### What is needed
Output the material below unchanged, apart from leaving out the pictures.

### Supplied information
>>>>

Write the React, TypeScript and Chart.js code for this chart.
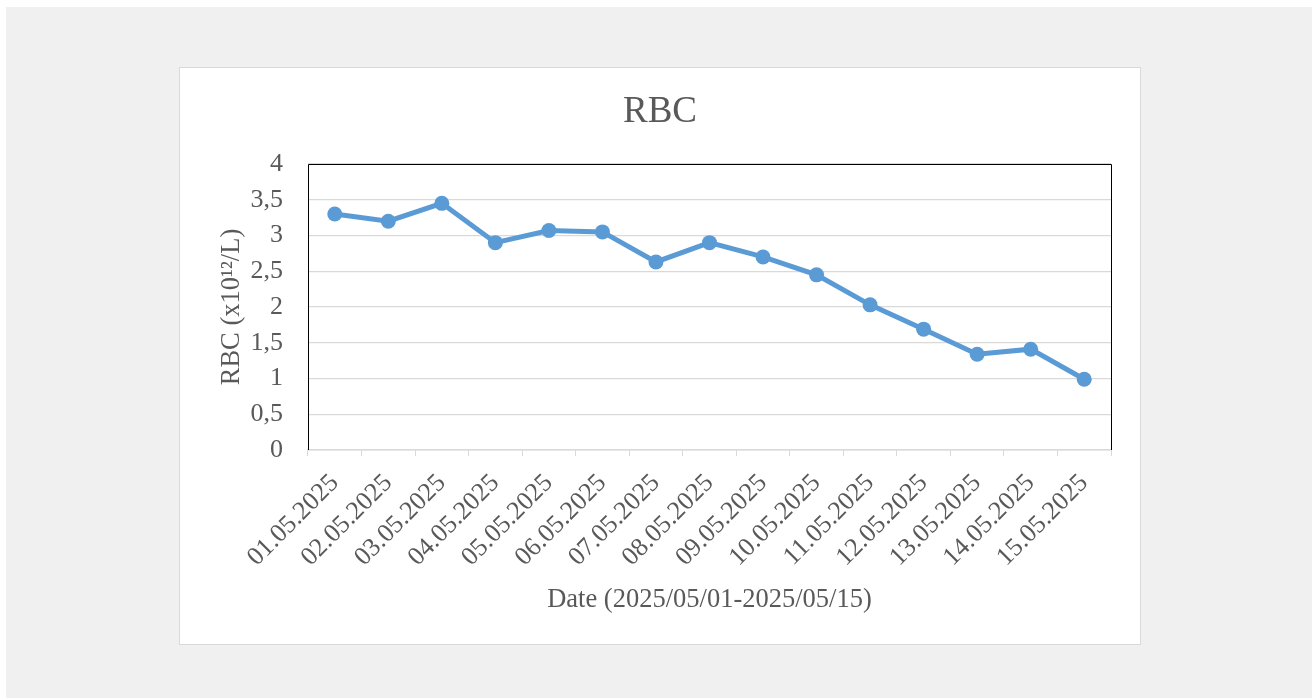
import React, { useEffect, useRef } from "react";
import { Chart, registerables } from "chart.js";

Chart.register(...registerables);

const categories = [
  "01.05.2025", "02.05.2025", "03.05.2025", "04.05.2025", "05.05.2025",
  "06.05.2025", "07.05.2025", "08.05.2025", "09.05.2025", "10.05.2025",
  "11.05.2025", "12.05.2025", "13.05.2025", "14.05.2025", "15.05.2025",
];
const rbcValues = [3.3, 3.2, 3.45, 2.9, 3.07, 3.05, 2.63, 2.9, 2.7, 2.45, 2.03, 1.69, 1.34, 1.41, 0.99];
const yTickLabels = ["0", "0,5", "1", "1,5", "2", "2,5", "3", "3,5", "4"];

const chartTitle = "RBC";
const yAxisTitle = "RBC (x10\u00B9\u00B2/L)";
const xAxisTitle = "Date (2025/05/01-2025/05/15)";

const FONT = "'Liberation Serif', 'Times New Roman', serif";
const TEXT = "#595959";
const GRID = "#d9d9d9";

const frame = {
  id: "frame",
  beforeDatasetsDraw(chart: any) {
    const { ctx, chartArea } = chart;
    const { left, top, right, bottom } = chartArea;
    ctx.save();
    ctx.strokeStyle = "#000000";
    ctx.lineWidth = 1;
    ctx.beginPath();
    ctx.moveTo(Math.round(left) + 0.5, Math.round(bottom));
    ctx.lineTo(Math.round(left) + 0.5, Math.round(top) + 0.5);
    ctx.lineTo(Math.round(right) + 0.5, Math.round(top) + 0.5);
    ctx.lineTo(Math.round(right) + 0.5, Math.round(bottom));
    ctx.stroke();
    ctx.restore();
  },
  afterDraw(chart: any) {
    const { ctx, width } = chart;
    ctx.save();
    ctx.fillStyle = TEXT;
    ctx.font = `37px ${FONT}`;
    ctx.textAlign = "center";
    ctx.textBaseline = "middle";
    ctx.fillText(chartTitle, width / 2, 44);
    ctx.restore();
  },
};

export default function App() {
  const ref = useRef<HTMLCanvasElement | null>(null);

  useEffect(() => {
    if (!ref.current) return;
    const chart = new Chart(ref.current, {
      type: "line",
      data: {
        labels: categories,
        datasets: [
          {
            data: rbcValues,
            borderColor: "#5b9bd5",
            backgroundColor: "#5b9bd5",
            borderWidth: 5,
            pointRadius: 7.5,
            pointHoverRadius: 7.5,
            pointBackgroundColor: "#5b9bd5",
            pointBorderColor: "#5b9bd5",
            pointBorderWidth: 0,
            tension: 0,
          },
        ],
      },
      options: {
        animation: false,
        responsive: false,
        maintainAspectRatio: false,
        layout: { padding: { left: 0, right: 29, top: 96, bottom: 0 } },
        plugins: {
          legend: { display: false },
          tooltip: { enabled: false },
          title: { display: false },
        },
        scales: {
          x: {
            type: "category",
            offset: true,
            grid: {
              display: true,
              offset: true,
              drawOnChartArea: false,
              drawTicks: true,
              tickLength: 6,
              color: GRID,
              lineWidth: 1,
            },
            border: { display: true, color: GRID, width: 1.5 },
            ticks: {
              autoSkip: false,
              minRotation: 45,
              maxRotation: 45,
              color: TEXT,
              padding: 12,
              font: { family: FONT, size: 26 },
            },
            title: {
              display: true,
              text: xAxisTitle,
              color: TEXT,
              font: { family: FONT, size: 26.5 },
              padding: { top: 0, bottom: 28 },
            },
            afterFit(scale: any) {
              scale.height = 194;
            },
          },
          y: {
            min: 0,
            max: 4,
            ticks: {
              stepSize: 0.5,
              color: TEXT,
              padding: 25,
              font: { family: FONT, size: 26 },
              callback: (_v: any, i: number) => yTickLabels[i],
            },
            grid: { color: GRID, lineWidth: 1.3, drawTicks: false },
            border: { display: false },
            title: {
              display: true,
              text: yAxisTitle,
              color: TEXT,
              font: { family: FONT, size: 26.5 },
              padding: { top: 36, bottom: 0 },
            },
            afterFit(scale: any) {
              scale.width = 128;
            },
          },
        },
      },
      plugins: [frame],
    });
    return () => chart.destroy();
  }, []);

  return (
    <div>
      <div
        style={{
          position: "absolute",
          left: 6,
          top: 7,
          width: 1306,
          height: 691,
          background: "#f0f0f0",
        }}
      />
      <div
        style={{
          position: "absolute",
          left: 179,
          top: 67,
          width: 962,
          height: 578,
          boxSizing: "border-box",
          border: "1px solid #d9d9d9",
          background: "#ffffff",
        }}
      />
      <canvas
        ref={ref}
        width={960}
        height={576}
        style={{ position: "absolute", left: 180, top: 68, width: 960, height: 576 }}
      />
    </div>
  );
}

<<<<

### Task solution
Write the React, TypeScript and Chart.js code for this chart.
import React, { useEffect, useRef } from "react";
import { Chart, registerables } from "chart.js";

Chart.register(...registerables);

const categories = [
  "01.05.2025", "02.05.2025", "03.05.2025", "04.05.2025", "05.05.2025",
  "06.05.2025", "07.05.2025", "08.05.2025", "09.05.2025", "10.05.2025",
  "11.05.2025", "12.05.2025", "13.05.2025", "14.05.2025", "15.05.2025",
];
const rbcValues = [3.3, 3.2, 3.45, 2.9, 3.07, 3.05, 2.63, 2.9, 2.7, 2.45, 2.03, 1.69, 1.34, 1.41, 0.99];
const yTickLabels = ["0", "0,5", "1", "1,5", "2", "2,5", "3", "3,5", "4"];

const chartTitle = "RBC";
const yAxisTitle = "RBC (x10\u00B9\u00B2/L)";
const xAxisTitle = "Date (2025/05/01-2025/05/15)";

const FONT = "'Liberation Serif', 'Times New Roman', serif";
const TEXT = "#595959";
const GRID = "#d9d9d9";

const frame = {
  id: "frame",
  beforeDatasetsDraw(chart: any) {
    const { ctx, chartArea } = chart;
    const { left, top, right, bottom } = chartArea;
    ctx.save();
    ctx.strokeStyle = "#000000";
    ctx.lineWidth = 1;
    ctx.beginPath();
    ctx.moveTo(Math.round(left) + 0.5, Math.round(bottom));
    ctx.lineTo(Math.round(left) + 0.5, Math.round(top) + 0.5);
    ctx.lineTo(Math.round(right) + 0.5, Math.round(top) + 0.5);
    ctx.lineTo(Math.round(right) + 0.5, Math.round(bottom));
    ctx.stroke();
    ctx.restore();
  },
  afterDraw(chart: any) {
    const { ctx, width } = chart;
    ctx.save();
    ctx.fillStyle = TEXT;
    ctx.font = `37px ${FONT}`;
    ctx.textAlign = "center";
    ctx.textBaseline = "middle";
    ctx.fillText(chartTitle, width / 2, 44);
    ctx.restore();
  },
};

export default function App() {
  const ref = useRef<HTMLCanvasElement | null>(null);

  useEffect(() => {
    if (!ref.current) return;
    const chart = new Chart(ref.current, {
      type: "line",
      data: {
        labels: categories,
        datasets: [
          {
            data: rbcValues,
            borderColor: "#5b9bd5",
            backgroundColor: "#5b9bd5",
            borderWidth: 5,
            pointRadius: 7.5,
            pointHoverRadius: 7.5,
            pointBackgroundColor: "#5b9bd5",
            pointBorderColor: "#5b9bd5",
            pointBorderWidth: 0,
            tension: 0,
          },
        ],
      },
      options: {
        animation: false,
        responsive: false,
        maintainAspectRatio: false,
        layout: { padding: { left: 0, right: 29, top: 96, bottom: 0 } },
        plugins: {
          legend: { display: false },
          tooltip: { enabled: false },
          title: { display: false },
        },
        scales: {
          x: {
            type: "category",
            offset: true,
            grid: {
              display: true,
              offset: true,
              drawOnChartArea: false,
              drawTicks: true,
              tickLength: 6,
              color: GRID,
              lineWidth: 1,
            },
            border: { display: true, color: GRID, width: 1.5 },
            ticks: {
              autoSkip: false,
              minRotation: 45,
              maxRotation: 45,
              color: TEXT,
              padding: 12,
              font: { family: FONT, size: 26 },
            },
            title: {
              display: true,
              text: xAxisTitle,
              color: TEXT,
              font: { family: FONT, size: 26.5 },
              padding: { top: 0, bottom: 28 },
            },
            afterFit(scale: any) {
              scale.height = 194;
            },
          },
          y: {
            min: 0,
            max: 4,
            ticks: {
              stepSize: 0.5,
              color: TEXT,
              padding: 25,
              font: { family: FONT, size: 26 },
              callback: (_v: any, i: number) => yTickLabels[i],
            },
            grid: { color: GRID, lineWidth: 1.3, drawTicks: false },
            border: { display: false },
            title: {
              display: true,
              text: yAxisTitle,
              color: TEXT,
              font: { family: FONT, size: 26.5 },
              padding: { top: 36, bottom: 0 },
            },
            afterFit(scale: any) {
              scale.width = 128;
            },
          },
        },
      },
      plugins: [frame],
    });
    return () => chart.destroy();
  }, []);

  return (
    <div>
      <div
        style={{
          position: "absolute",
          left: 6,
          top: 7,
          width: 1306,
          height: 691,
          background: "#f0f0f0",
        }}
      />
      <div
        style={{
          position: "absolute",
          left: 179,
          top: 67,
          width: 962,
          height: 578,
          boxSizing: "border-box",
          border: "1px solid #d9d9d9",
          background: "#ffffff",
        }}
      />
      <canvas
        ref={ref}
        width={960}
        height={576}
        style={{ position: "absolute", left: 180, top: 68, width: 960, height: 576 }}
      />
    </div>
  );
}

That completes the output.